To help foster some of this development, part of the CORAL effort will be to fund non-recurring engineering (NRE) costs associated with these pre-exascale supercomputers. The intent is to pour up to $100 million into these NRE activities, the money to be split between the two prime subcontractors. Some of this could certainly filter down to processor vendors, memory makers, and interconnect providers as well.
It’s up to the bidding vendors to impress the labs on how best to apply the NRE funding, for example, better programmability, improving memory performance, adding embedded network controllers, maximizing data transfers between heterogeneous components, developing more efficient power management, and so on. Alternatively, the NRE could be directed at accelerating schedules, improving system cost, or TCO. The idea is to fund technologies or processes that the IT market would not be expected to deliver naturally.
Both the CORAL and NERSC-8/Trinity efforts are very much in the tradition of the “swim lanes” procurement approach — encouraging the development of competing supercomputing architectures by various labs and vendors. The DOE has simplified the process somewhat by splitting the six leading centers into two teams, each of which will seed money into exascale research via their preferred choice of industry players.
Since these systems will pave the way for exascale technologies, there’s a lot at stake here for the vendors.
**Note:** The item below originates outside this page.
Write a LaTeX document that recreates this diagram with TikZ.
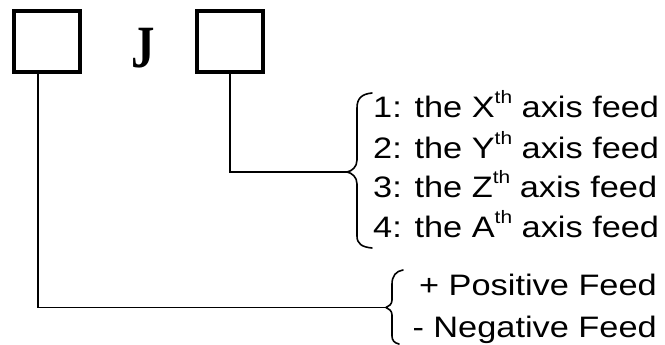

This isn’t, however, just restricted to a few elite machines for a handful of labs. Petascale supercomputers will become increasingly commonplace during the second half of this decade, and they will be based on many of the same technologies that will drive exascale systems. Those companies tapped by the DOE to develop these next-generation supercomputers will be in a prime position to build not just the first exaflop-capable platforms, but also a whole array of HPC products for a much wider market.